The records below hold a stretch from the line with "What React, TypeScript" through the line with "0.197, 0.195, 0.193];"; return exactly those lines, ends included, and nothing more.
** BEGIN Data for the task **
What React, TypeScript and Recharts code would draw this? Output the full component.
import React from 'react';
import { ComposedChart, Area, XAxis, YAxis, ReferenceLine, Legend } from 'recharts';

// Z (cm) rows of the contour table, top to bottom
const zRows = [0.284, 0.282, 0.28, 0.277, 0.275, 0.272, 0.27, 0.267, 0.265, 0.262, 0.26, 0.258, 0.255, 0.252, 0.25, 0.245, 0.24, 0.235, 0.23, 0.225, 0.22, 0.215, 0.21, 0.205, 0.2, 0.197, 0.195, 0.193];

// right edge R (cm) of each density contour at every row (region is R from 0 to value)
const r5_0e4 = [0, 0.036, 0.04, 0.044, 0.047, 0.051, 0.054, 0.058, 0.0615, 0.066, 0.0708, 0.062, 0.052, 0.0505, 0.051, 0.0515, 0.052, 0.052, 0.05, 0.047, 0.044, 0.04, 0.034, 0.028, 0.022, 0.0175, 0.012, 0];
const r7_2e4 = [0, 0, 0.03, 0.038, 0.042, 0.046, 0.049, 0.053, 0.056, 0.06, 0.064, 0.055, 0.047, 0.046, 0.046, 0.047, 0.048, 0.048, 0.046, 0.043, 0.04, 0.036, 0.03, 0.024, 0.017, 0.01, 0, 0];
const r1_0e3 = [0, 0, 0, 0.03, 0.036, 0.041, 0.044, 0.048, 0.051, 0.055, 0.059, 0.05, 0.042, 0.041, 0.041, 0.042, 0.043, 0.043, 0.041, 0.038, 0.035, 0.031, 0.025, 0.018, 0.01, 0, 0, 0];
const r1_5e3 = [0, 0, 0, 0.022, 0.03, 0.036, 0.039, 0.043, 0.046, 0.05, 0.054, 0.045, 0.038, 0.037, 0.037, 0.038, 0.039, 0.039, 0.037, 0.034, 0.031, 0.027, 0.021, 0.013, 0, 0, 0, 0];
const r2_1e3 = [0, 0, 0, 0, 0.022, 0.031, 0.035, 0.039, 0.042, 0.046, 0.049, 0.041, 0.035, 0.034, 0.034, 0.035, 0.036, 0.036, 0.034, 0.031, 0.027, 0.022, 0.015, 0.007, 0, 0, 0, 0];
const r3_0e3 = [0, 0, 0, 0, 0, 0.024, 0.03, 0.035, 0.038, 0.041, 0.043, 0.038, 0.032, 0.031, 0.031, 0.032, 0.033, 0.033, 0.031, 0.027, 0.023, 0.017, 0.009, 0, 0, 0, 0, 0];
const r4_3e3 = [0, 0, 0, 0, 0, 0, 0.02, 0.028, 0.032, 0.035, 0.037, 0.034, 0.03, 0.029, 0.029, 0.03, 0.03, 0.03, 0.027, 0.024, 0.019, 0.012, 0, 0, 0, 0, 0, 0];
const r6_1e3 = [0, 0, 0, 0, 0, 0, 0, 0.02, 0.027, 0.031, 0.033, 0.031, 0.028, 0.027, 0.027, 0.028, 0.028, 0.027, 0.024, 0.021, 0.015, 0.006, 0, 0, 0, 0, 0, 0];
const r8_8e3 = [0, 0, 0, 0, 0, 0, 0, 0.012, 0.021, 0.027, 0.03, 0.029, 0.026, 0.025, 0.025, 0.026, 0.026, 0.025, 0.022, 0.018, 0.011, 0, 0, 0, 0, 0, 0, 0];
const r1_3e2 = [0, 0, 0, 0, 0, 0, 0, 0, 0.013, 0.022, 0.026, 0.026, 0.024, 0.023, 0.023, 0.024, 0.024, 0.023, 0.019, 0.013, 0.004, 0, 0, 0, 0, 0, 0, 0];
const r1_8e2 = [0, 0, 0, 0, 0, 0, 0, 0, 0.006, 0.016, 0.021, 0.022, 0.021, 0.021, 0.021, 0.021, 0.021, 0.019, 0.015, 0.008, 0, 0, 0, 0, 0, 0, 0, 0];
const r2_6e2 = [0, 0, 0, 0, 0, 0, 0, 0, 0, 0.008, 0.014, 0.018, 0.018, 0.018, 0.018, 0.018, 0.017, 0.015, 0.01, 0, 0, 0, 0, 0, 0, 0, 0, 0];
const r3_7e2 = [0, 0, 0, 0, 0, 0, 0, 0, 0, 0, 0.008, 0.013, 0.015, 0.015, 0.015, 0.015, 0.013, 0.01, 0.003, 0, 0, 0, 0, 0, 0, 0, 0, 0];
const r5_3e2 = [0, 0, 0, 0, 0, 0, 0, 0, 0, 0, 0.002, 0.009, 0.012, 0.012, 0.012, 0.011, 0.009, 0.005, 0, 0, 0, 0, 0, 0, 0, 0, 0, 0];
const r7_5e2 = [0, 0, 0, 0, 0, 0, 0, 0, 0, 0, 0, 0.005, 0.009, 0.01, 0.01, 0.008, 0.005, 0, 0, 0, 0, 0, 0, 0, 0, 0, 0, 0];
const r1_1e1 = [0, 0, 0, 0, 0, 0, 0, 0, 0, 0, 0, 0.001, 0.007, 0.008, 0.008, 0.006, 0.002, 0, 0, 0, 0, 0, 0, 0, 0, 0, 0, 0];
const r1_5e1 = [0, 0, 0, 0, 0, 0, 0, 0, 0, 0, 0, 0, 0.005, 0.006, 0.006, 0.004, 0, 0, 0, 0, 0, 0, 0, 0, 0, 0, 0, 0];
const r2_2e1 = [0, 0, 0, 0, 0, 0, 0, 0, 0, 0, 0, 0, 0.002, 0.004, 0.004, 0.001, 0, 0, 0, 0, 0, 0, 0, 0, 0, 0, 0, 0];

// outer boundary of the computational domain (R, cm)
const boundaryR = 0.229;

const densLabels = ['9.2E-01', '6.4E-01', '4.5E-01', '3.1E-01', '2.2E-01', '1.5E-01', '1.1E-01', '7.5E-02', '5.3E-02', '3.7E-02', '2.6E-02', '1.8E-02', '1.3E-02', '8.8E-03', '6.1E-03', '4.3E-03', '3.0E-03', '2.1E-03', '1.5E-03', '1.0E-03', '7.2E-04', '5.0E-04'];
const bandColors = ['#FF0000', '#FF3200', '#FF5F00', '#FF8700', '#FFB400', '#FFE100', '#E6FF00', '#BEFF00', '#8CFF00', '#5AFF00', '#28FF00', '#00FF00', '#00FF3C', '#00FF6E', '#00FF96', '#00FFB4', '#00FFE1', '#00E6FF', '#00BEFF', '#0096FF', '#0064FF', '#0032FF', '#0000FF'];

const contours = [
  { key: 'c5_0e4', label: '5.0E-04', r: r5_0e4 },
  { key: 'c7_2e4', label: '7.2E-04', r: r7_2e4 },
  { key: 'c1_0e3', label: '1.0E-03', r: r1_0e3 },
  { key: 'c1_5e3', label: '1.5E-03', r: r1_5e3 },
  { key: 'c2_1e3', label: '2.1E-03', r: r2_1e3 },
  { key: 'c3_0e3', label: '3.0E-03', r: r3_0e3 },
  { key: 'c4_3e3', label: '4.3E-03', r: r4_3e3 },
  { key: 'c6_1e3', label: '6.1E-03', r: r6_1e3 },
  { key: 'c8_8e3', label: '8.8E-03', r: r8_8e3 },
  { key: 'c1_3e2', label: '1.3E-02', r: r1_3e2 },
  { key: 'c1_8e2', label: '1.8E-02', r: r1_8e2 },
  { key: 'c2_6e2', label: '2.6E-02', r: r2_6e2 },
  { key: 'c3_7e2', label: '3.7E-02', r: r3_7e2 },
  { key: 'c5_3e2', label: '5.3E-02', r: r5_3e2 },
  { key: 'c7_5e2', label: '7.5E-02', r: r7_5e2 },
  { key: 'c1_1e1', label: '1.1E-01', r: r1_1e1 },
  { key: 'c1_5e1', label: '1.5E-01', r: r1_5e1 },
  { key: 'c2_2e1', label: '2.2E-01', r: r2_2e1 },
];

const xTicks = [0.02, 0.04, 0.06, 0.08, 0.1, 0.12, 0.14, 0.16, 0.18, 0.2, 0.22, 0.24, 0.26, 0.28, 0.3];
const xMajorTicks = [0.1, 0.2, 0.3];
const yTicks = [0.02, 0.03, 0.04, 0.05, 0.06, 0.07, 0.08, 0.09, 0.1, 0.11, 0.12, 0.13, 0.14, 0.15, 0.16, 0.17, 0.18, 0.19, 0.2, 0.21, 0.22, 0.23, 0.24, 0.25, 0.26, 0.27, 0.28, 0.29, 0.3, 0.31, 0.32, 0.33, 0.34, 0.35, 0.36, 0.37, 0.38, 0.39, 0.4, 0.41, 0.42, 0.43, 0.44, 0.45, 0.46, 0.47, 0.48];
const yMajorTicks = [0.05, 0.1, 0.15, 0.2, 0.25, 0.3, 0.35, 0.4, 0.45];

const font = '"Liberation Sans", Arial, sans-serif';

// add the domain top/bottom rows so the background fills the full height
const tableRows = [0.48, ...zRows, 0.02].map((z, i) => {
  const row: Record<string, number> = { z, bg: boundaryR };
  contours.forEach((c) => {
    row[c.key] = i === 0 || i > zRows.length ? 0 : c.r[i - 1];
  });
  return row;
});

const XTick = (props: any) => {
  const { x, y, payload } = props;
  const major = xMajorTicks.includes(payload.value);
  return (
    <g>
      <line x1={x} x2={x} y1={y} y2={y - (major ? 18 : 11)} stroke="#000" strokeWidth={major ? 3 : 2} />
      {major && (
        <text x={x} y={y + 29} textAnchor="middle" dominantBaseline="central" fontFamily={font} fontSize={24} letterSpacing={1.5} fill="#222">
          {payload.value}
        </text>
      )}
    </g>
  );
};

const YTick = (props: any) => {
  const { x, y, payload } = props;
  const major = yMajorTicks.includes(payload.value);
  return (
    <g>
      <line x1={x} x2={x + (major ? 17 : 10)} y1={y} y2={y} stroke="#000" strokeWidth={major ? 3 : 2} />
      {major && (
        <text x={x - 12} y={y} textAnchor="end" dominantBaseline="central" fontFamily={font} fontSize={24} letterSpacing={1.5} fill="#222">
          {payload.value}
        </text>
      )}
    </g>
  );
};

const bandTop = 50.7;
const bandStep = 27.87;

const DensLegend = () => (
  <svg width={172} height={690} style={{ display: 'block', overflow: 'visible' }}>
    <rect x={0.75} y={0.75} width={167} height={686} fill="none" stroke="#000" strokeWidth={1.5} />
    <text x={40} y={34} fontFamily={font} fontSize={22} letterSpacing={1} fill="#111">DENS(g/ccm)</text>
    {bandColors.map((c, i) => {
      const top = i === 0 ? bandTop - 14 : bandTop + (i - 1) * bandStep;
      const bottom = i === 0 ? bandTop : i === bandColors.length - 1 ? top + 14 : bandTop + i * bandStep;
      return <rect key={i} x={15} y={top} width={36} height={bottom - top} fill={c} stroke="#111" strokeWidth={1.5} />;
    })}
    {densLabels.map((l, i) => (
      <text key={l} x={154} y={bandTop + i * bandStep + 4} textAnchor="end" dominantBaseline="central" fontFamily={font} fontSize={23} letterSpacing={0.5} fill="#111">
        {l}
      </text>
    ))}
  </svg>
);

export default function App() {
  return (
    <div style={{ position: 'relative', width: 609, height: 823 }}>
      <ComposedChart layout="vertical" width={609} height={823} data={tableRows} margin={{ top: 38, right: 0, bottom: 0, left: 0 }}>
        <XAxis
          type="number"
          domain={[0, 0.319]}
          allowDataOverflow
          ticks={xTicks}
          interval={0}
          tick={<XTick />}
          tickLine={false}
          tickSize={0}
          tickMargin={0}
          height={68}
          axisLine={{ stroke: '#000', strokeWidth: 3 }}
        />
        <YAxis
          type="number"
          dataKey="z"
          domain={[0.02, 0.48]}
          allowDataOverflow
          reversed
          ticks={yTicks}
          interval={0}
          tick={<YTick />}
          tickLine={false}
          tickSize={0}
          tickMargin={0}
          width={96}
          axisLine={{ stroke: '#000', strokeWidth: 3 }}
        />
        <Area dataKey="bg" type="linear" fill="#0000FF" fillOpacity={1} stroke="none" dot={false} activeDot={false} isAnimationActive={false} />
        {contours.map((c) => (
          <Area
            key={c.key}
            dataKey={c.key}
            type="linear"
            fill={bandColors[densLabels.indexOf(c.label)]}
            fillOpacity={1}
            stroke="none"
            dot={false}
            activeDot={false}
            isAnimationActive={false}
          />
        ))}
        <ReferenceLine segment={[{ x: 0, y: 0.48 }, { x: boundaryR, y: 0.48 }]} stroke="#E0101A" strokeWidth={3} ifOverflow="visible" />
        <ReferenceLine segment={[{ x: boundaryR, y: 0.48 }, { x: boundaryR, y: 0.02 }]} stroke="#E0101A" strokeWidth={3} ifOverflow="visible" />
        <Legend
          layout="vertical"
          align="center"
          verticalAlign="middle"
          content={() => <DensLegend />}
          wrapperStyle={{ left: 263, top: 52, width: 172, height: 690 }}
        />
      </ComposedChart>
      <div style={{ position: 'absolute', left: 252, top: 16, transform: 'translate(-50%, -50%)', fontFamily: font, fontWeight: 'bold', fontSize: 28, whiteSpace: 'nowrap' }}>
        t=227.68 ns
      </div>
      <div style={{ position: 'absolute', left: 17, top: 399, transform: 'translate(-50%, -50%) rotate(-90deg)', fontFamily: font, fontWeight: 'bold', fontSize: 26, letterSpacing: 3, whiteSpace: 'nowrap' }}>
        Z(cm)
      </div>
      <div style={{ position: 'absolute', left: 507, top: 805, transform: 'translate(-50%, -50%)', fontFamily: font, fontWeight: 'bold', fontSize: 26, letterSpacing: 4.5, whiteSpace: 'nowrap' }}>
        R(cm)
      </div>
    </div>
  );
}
** END Data for the task **
** BEGIN Data for the task **
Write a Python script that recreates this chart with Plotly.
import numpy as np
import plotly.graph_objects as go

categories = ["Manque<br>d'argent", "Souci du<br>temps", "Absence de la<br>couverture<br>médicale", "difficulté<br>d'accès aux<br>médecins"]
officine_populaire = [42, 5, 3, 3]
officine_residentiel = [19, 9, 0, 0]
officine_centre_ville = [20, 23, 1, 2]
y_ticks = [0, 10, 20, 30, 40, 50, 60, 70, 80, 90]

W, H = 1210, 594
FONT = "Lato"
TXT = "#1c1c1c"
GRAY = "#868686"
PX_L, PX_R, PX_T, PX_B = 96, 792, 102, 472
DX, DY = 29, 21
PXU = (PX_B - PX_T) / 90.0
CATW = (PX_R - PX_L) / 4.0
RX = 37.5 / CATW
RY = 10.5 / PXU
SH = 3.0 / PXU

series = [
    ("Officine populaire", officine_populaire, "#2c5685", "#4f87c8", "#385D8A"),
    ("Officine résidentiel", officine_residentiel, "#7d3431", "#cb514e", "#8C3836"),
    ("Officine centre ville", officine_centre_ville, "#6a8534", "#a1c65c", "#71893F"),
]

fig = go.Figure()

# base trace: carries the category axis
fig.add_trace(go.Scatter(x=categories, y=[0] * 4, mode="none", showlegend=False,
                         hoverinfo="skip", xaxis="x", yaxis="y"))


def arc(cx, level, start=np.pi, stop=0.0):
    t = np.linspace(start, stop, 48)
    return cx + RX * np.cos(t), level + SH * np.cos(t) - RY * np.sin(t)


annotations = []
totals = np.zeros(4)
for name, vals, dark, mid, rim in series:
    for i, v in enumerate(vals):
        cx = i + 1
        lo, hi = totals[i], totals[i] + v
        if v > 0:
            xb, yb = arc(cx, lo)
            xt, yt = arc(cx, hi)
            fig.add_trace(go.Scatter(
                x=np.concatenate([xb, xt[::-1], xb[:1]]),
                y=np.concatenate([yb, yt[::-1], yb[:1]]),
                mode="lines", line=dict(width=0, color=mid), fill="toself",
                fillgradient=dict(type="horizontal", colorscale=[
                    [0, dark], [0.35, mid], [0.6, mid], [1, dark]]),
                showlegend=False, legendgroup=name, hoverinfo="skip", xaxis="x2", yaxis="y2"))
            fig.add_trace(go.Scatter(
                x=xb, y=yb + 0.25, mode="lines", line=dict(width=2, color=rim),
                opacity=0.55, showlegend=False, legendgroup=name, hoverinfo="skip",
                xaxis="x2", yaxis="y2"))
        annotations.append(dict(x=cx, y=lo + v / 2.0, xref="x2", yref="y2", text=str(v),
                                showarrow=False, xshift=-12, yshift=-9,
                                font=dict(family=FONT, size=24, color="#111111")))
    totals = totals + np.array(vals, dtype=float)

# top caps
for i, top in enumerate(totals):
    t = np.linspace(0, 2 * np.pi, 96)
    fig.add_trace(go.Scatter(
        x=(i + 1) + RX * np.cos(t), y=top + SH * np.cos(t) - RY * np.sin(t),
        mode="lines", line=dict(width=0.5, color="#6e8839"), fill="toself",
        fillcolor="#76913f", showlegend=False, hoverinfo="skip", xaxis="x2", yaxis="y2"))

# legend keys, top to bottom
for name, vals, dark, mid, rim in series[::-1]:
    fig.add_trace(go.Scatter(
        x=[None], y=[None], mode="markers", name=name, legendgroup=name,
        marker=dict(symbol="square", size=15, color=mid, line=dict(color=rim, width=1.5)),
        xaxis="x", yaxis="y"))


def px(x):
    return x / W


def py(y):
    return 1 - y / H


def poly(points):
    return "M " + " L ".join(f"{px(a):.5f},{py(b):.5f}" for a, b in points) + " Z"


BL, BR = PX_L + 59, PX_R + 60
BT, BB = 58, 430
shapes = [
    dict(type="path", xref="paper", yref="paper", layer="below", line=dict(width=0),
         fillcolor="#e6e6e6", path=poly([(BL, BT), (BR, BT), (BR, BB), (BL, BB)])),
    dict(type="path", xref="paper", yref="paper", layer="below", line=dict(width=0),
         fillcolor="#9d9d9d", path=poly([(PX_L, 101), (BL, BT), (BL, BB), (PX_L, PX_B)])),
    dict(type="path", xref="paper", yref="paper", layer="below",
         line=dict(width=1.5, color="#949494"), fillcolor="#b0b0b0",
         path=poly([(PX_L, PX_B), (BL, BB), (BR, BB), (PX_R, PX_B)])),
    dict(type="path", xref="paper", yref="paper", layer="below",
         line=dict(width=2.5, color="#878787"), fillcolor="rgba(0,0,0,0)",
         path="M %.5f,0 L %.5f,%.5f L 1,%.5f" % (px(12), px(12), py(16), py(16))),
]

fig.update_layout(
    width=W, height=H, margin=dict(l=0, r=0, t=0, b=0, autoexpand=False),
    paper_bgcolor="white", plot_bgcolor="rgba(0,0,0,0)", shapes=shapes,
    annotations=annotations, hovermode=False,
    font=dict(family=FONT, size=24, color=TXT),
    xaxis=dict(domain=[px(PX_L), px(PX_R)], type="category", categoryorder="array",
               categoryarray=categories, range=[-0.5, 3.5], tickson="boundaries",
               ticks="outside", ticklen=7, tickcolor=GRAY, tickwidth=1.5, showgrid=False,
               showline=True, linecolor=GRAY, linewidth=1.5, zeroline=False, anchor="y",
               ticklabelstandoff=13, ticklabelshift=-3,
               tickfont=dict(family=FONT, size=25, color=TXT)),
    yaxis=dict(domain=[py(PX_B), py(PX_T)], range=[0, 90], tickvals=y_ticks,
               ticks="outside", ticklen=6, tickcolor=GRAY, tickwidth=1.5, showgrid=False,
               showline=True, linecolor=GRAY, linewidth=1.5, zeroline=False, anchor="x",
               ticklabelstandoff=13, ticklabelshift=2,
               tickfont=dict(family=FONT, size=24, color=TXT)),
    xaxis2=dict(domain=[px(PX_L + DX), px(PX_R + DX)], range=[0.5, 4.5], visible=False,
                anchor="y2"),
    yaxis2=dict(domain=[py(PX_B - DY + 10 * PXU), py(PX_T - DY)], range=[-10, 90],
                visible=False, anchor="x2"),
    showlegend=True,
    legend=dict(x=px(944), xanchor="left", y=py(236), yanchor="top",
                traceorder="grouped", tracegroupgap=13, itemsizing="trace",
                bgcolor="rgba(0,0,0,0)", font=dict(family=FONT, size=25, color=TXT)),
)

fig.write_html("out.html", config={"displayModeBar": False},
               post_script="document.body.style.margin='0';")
** END Data for the task **
• Problem solution:
What React, TypeScript and Recharts code would draw this? Output the full component.
import React from 'react';
import { ComposedChart, Area, XAxis, YAxis, ReferenceLine, Legend } from 'recharts';

// Z (cm) rows of the contour table, top to bottom
const zRows = [0.284, 0.282, 0.28, 0.277, 0.275, 0.272, 0.27, 0.267, 0.265, 0.262, 0.26, 0.258, 0.255, 0.252, 0.25, 0.245, 0.24, 0.235, 0.23, 0.225, 0.22, 0.215, 0.21, 0.205, 0.2, 0.197, 0.195, 0.193];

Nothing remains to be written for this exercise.